Festival de Cinema Latino-Americano de São Paulo celebra olhar feminino
Começa nesta quarta mais uma edição do evento, com forte presença do México e mais de 100 filmes da região
São Paulo vira tela da América Latina a partir desta quarta-feira, 20 de julho, quando começa mais um Festival de Cinema Latino-Americano de São Paulo – dedicado há 11 anos a projetar aos olhos brasileiros filmes que retratam a região. O evento, com uma seleção de 118 obras de 13 países (incluindo o Brasil), espalhadas em oito salas da cidade, tem desta vez uma edição de destaque ao audiovisual produzido por elas, as mulheres.
Espalhada por toda a seleção, a homenagem começa com uma mostra especial dedicada à trajetória da cineasta paulista Anna Muylaert (Que horas ela volta?), que estreia na abertura do festival o seu novo filme, Mãe só há uma. Anna, que foi recentemente convocada para integrar a Academia de Ciências Cinematográficas de Hollywood (responsável pelo Oscar), apresenta ao público sua primeira grande retrospectiva, com um total de 23 trabalhos que dirigiu ou roteirizou, incluindo vídeos de rara circulação.

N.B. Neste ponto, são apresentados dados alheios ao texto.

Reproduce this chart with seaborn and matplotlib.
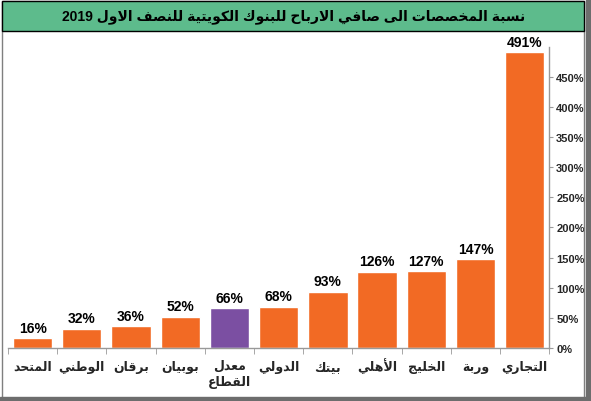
import seaborn as sns
import matplotlib.pyplot as plt
import matplotlib.patches as mpatches
from matplotlib.ticker import FuncFormatter
import pandas as pd

# DATA (left to right as in the chart)
banks = ['المتحد', 'الوطني', 'برقان', 'بوبيان', 'معدل\nالقطاع', 'الدولي',
         'بيتك', 'الأهلي', 'الخليج', 'وربة', 'التجاري']
ratios = [16, 32, 36, 52, 66, 68, 93, 126, 127, 147, 491]
title = 'نسبة المخصصات الى صافي الارباح للبنوك الكويتية للنصف الاول 2019'

ORANGE = '#F26A24'
PURPLE = '#7B4FA2'
GREEN = '#5DBB8C'

# minimal arabic shaping: matplotlib does not join letters or do right-to-left
FORMS = {
    'ا': ('\uFE8D', '\uFE8E', None, None),
    'أ': ('\uFE83', '\uFE84', None, None),
    'ب': ('\uFE8F', '\uFE90', '\uFE91', '\uFE92'),
    'ة': ('\uFE93', '\uFE94', None, None),
    'ت': ('\uFE95', '\uFE96', '\uFE97', '\uFE98'),
    'ج': ('\uFE9D', '\uFE9E', '\uFE9F', '\uFEA0'),
    'ح': ('\uFEA1', '\uFEA2', '\uFEA3', '\uFEA4'),
    'خ': ('\uFEA5', '\uFEA6', '\uFEA7', '\uFEA8'),
    'د': ('\uFEA9', '\uFEAA', None, None),
    'ر': ('\uFEAD', '\uFEAE', None, None),
    'س': ('\uFEB1', '\uFEB2', '\uFEB3', '\uFEB4'),
    'ص': ('\uFEB9', '\uFEBA', '\uFEBB', '\uFEBC'),
    'ط': ('\uFEC1', '\uFEC2', '\uFEC3', '\uFEC4'),
    'ع': ('\uFEC9', '\uFECA', '\uFECB', '\uFECC'),
    'ف': ('\uFED1', '\uFED2', '\uFED3', '\uFED4'),
    'ق': ('\uFED5', '\uFED6', '\uFED7', '\uFED8'),
    'ك': ('\uFED9', '\uFEDA', '\uFEDB', '\uFEDC'),
    'ل': ('\uFEDD', '\uFEDE', '\uFEDF', '\uFEE0'),
    'م': ('\uFEE1', '\uFEE2', '\uFEE3', '\uFEE4'),
    'ن': ('\uFEE5', '\uFEE6', '\uFEE7', '\uFEE8'),
    'ه': ('\uFEE9', '\uFEEA', '\uFEEB', '\uFEEC'),
    'و': ('\uFEED', '\uFEEE', None, None),
    'ى': ('\uFEEF', '\uFEF0', None, None),
    'ي': ('\uFEF1', '\uFEF2', '\uFEF3', '\uFEF4'),
}
LAM_ALEF = {'ا': ('\uFEFB', '\uFEFC', None, None),
            'أ': ('\uFEF7', '\uFEF8', None, None)}


def shape_word(word):
    units = []
    i = 0
    while i < len(word):
        c = word[i]
        if c == 'ل' and i + 1 < len(word) and word[i + 1] in LAM_ALEF:
            units.append(LAM_ALEF[word[i + 1]])
            i += 2
        else:
            units.append(FORMS.get(c, c))
            i += 1
    if all(isinstance(u, str) for u in units):
        return word
    out = []
    for j, u in enumerate(units):
        if isinstance(u, str):
            out.append(u)
            continue
        prev = j > 0 and isinstance(units[j - 1], tuple) and units[j - 1][2] is not None
        nxt = j < len(units) - 1 and isinstance(units[j + 1], tuple) and u[2] is not None
        if prev and nxt:
            out.append(u[3])
        elif prev:
            out.append(u[1])
        elif nxt:
            out.append(u[2])
        else:
            out.append(u[0])
    return ''.join(reversed(out))


def ar(text):
    lines = []
    for line in text.split('\n'):
        words = [shape_word(w) for w in line.split(' ')]
        lines.append(' '.join(reversed(words)))
    return '\n'.join(lines)


df = pd.DataFrame({'bank': banks, 'ratio': ratios})
colors = [PURPLE if b.startswith('معدل') else ORANGE for b in banks]

sns.set_style('white')
plt.rcParams['font.family'] = ['Liberation Sans', 'DejaVu Sans Condensed', 'DejaVu Sans']
plt.rcParams['font.weight'] = 'bold'

fig = plt.figure(figsize=(5.91, 4.02), dpi=100)
ax = fig.add_axes([0.0135, 0.132, 0.916, 0.749])

sns.barplot(data=df, x='bank', y='ratio', hue='bank', palette=colors,
            legend=False, width=0.8, saturation=1, ax=ax)

for p, v in zip(ax.patches, ratios):
    ax.text(p.get_x() + p.get_width() / 2, v + 6, f'{v}%', ha='center', va='bottom',
            fontsize=10, fontweight='bold', color='black')

ax.set_ylim(0, 500)
ax.set_xlim(-0.5, len(banks) - 0.5)
ax.set_yticks(range(0, 451, 50))
ax.yaxis.set_major_formatter(FuncFormatter(lambda v, _: f'{v:.0f}%'))
ax.yaxis.tick_right()
ax.tick_params(axis='y', which='major', right=True, length=3, color='#999999',
               labelsize=8, pad=2)

# category names drawn on the baseline so the hamza does not push a label down
ax.set_xticks(range(len(banks)))
ax.set_xticklabels([])
ax.tick_params(axis='x', which='major', length=0)
for i, b in enumerate(banks):
    y = -0.122 if '\n' in b else -0.072
    ax.text(i, y, ar(b), transform=ax.get_xaxis_transform(), ha='center', va='baseline',
            fontsize=9, fontweight='bold', linespacing=1.25)
ax.set_xticks([i - 0.5 for i in range(len(banks) + 1)], minor=True)
ax.tick_params(axis='x', which='minor', bottom=True, length=4, color='#999999')
ax.set_xlabel('')
ax.set_ylabel('')
for s in ['top', 'left']:
    ax.spines[s].set_visible(False)
for s in ['right', 'bottom']:
    ax.spines[s].set_color('#999999')
    ax.spines[s].set_linewidth(1)

# figure frame and green title band
fig.patches.append(mpatches.Rectangle((0.003, 0.005), 0.986, 0.99, transform=fig.transFigure,
                                      fill=False, edgecolor='#7f7f7f', linewidth=1))
fig.patches.append(mpatches.Rectangle((0.992, 0.0), 0.008, 1.0, transform=fig.transFigure,
                                      color='#6d6d6d'))
fig.patches.append(mpatches.Rectangle((0.0, 0.0), 1.0, 0.01, transform=fig.transFigure,
                                      color='#6d6d6d'))
fig.patches.append(mpatches.Rectangle((0.004, 0.921), 0.985, 0.075, transform=fig.transFigure,
                                      facecolor=GREEN, edgecolor='black', linewidth=1))
fig.text(0.497, 0.958, ar(title), ha='center', va='center', fontsize=10,
         fontweight='bold', color='black')

fig.savefig('out.png', dpi=100)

Enquanto isso, novíssimas diretoras do México – o país com maior índice de mulheres diretoras de filmes na região (elas dirigiram 25% dos longas mexicanos de 2015, segundo dados oficiais) – encabeçam a mostra Mulheres atrás das câmeras. Entre as cineastas destacadas aí, está Betzabé García, que exibe Os reis de um povo que não sabia, sobre cidadãos que dão as costas para sua cidadezinha imersa em ruínas.
Para Francisco César Filho, diretor do evento ao lado de Jurandir Müller e um dos responsáveis pela programação, não se trata, no entanto, de homenageá-las. “A presença feminina no festival este ano reflete o atual estado das coisas. O maior acesso das mulheres à direção cinematográfica é um fato contestável em vários observatórios de cinema”, afirma o curador.
De maneira geral, uma das mostras mais aguardadas é a Contemporâneos, que a cada ano apresenta aqui as produções latino-americanas mais recentes – algumas celebradas em vitrines internacionais prestigiosas, como Cannes, Berlim e Roterdã, outras, apostas do próprio festival – mais afim do que outros às ousadias narrativas. Entre os hispânicos, merecem atenção títulos como Aqui não aconteceu nada, do chileno Alejandro Fernández Almendras, sucesso no último Festival de Berlim que representa a solidez do novo cinema do Chile, história de uma investigação policial sobre um acidente envolvendo jovens bêbados que evolui para um retrato da sociedade chilena; Forasteiro, da argentina Lucía Ferreyra, sobre três adolescentes que parecem ser os únicos a habitar um vilarejo de veraneio; e A última terra, do paraguaio Pablo Lamar – um especialista em som que trabalhou com o brasileiro Kleber Mendonça em seu cultuado O som ao redor –, sobre a finitude e as relações humanas.
Da Contemporâneos participam também títulos brasileiros. São sete novos longas-metragens nacionais, a maioria deles produzida em São Paulo. Segundo César Filho, por um lado, eles estão presentes para reforçar a importância da integração brasileira na América Latina. Por outro, “porque o festival latino está sendo cada vez mais buscado como plataforma de lançamento de filmes de São Paulo”. Na sua visão, “cineastas paulistas ou que produzem aqui se sentem atraídos pela radicalidade da programação. Gostamos da ousadia, e isso nem sempre acontece em outros festivais de cinema do país”. Nessa seara mais radical, estão obras inéditas de Cristiano Burlan (Estopô balaio) e Dellani Lima (Planeta escarlate), entre outras.
Por fim, reforçando que é o México o país que mais brilha nesta edição, vale citar duas mostras históricas mexicanas. A primeira é Divas, com filmes da década de 1940 – época em que o México domina o mercado de filmes em espanhol – estrelados por ícones do porte de Maria Félix (Que Deus me perdoe, de Tito Davison) e Dolores del Río (María Candelaria, de Emilio El Indio Fernández). A outra é Cine Negro, com obras com características do film noir norte-americano, porém fundidas com a realidade local, como Irmãs malditas, de Roberto Gavaldón, e A riqueza do diabo, de Alejandro Galindo.
A programação, que inclui encontros e debates e chega ao fim no próximo dia 27, é ampla como nas edições anteriores, apesar do orçamento mais magro da história do evento. Relevante esforço de um festival que, no mínimo, mudou a percepção dos paulistanos sobre o cada vez mais potente cinema latino-americano.